Nowadays that mentality is frowned upon and forbidden, something Ricketts disagrees with.

The Shrews boss added: “It’s a shame, someone got involved and said it wasn’t really fair on youth players. But it was everything.

“You had to go in the morning, make sure boots were clean, dried and polished, they were all leather, go and find all your player’s kit and fold it nicely.

“It gave you that interaction with the first-team players which youth-team players don’t get nowadays. It’s seen they shouldn’t be doing jobs and it’s just football and education, which is obviously important, but the big one is integrating with the first team in that environment.

“Stepping in the first-team dressing room was a privilege. If I didn’t have the cup of tea piping hot waiting for my player then they’d be hunting for you.”

Ricketts’ upbringing at the old Manor Ground was so influential he took it on in his career.

“When I went into Wolves later on – and at Bolton to an extent – it was one of the things I introduced, getting the kids back cleaning boots,” he added.

“We had the interaction back. It was one of the first things I did as captain.

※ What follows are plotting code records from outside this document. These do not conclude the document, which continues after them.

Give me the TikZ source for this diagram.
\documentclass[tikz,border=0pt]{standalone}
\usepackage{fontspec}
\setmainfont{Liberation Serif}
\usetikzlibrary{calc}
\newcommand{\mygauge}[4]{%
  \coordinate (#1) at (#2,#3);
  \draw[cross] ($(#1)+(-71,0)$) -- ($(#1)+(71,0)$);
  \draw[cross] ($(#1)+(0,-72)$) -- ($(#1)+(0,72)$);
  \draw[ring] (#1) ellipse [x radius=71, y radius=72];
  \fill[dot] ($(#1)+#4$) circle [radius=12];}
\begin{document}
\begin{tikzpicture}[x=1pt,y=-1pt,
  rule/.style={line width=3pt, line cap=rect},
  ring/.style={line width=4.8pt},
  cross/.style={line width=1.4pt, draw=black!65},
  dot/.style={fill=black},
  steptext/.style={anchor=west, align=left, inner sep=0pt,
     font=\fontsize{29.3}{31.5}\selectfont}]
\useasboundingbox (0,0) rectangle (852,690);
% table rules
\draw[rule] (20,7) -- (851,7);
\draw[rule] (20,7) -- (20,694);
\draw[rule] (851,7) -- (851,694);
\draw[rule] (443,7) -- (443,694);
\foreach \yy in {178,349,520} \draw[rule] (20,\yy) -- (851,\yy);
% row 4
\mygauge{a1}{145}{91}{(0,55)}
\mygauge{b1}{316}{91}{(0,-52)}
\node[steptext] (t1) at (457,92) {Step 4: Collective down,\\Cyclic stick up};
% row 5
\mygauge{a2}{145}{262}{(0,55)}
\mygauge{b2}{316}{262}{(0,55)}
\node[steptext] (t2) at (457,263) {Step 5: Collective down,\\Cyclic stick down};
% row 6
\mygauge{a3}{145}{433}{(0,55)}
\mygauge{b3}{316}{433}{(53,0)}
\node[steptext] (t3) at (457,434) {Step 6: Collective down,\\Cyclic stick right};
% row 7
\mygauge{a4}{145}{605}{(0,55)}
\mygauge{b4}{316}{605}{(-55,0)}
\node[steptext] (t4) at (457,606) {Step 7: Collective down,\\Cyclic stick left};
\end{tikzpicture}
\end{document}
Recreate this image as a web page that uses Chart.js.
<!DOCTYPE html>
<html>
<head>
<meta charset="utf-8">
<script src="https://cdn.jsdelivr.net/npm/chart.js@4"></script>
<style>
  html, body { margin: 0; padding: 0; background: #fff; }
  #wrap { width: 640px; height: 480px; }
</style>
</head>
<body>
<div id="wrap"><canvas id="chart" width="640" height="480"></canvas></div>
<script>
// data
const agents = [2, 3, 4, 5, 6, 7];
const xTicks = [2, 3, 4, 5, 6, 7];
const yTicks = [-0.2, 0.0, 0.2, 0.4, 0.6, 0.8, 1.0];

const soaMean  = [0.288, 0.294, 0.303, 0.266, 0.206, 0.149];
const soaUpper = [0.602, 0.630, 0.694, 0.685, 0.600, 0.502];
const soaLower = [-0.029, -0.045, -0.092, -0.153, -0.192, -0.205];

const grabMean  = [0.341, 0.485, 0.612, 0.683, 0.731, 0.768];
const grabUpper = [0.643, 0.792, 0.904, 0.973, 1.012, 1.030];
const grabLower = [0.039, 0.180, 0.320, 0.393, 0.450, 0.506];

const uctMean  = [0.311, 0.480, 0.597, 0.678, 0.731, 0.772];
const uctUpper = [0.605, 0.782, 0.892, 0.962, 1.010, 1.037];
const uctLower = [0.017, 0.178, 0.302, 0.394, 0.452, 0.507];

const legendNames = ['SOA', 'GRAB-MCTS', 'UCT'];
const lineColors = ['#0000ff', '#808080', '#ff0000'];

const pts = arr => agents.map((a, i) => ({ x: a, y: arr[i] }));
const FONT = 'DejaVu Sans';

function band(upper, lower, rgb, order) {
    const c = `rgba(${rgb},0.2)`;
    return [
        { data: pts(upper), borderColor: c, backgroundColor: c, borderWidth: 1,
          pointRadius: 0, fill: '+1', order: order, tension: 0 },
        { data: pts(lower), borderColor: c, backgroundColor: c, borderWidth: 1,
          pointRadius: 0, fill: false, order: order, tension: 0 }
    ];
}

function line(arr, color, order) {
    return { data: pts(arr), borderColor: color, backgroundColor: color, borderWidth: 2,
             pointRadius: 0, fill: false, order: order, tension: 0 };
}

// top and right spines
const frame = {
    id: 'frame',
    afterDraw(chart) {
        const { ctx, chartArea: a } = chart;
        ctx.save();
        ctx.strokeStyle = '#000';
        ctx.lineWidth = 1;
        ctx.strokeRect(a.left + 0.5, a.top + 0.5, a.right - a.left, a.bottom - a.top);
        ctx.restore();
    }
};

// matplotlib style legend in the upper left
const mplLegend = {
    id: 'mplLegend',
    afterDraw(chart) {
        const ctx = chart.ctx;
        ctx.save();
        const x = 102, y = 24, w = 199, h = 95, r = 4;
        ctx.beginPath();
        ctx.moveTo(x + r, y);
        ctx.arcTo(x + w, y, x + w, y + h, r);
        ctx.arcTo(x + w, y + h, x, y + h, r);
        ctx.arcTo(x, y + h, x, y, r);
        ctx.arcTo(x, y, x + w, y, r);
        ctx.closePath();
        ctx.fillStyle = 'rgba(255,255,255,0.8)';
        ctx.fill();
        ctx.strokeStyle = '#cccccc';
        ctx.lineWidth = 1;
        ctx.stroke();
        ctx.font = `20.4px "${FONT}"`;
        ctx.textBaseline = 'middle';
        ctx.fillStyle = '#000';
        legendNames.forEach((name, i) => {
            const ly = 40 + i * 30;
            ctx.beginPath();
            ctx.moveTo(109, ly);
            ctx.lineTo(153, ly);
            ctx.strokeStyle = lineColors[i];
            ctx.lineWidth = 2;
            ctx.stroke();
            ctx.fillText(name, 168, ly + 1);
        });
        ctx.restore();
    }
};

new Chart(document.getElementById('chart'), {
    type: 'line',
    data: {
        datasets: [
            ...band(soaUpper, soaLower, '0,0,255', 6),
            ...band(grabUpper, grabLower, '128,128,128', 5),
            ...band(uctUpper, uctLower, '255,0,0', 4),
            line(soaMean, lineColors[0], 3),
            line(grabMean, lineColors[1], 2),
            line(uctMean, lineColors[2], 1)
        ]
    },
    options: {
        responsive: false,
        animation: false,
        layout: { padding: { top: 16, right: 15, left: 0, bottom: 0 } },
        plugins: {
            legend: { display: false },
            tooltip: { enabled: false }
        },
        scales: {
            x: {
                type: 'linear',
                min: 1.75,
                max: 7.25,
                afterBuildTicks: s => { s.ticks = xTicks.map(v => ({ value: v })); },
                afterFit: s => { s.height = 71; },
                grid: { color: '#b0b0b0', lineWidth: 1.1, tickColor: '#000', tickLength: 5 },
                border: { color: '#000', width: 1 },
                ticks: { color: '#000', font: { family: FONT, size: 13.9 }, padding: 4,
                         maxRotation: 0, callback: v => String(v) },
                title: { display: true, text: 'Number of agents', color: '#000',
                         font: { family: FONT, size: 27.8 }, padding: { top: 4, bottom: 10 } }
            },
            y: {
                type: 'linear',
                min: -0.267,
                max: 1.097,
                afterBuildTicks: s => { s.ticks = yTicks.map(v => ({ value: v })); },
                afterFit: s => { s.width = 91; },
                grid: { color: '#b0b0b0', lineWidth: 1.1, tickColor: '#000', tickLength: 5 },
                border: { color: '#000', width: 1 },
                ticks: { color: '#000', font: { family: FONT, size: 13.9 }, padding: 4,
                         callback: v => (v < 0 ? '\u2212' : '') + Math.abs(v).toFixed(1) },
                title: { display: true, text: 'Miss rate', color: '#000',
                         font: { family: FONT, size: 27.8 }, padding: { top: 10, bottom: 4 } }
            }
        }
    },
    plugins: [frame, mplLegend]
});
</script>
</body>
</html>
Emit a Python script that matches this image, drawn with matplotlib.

“I think it’s really important. When it came to Christmas you’d get your tip, you generally had three pros each and you’d get a little bit of money. It was all part of football and growing up.

After joining the Football League in 1962, the Yellows were doomed back into non-league in 2006. Ricketts believes the club are now on the way back to former glories.

They are a fearsome prospect in League One this season. The division’s form side, 10 league games unbeaten and 17 in all competitions discounting EFL Trophy penalty shootout defeats.

“When I was a YTS after leaving school at 16 they were in the Championship,” the ex-Telford defender said. “They’ve gone all the way down and are trying to get back up again.”

Predicted line-up: Shrewsbury (5-4-1): O'Leary; Love, Williams, Ebanks-Landell, Pierre, Golbourne; Laurent, Norburn (c), Edwards, Giles; Cummings.

Subs: Murphy (gk), Beckles, Walker, Goss, John-Lewis, Okenabirhie, Udoh.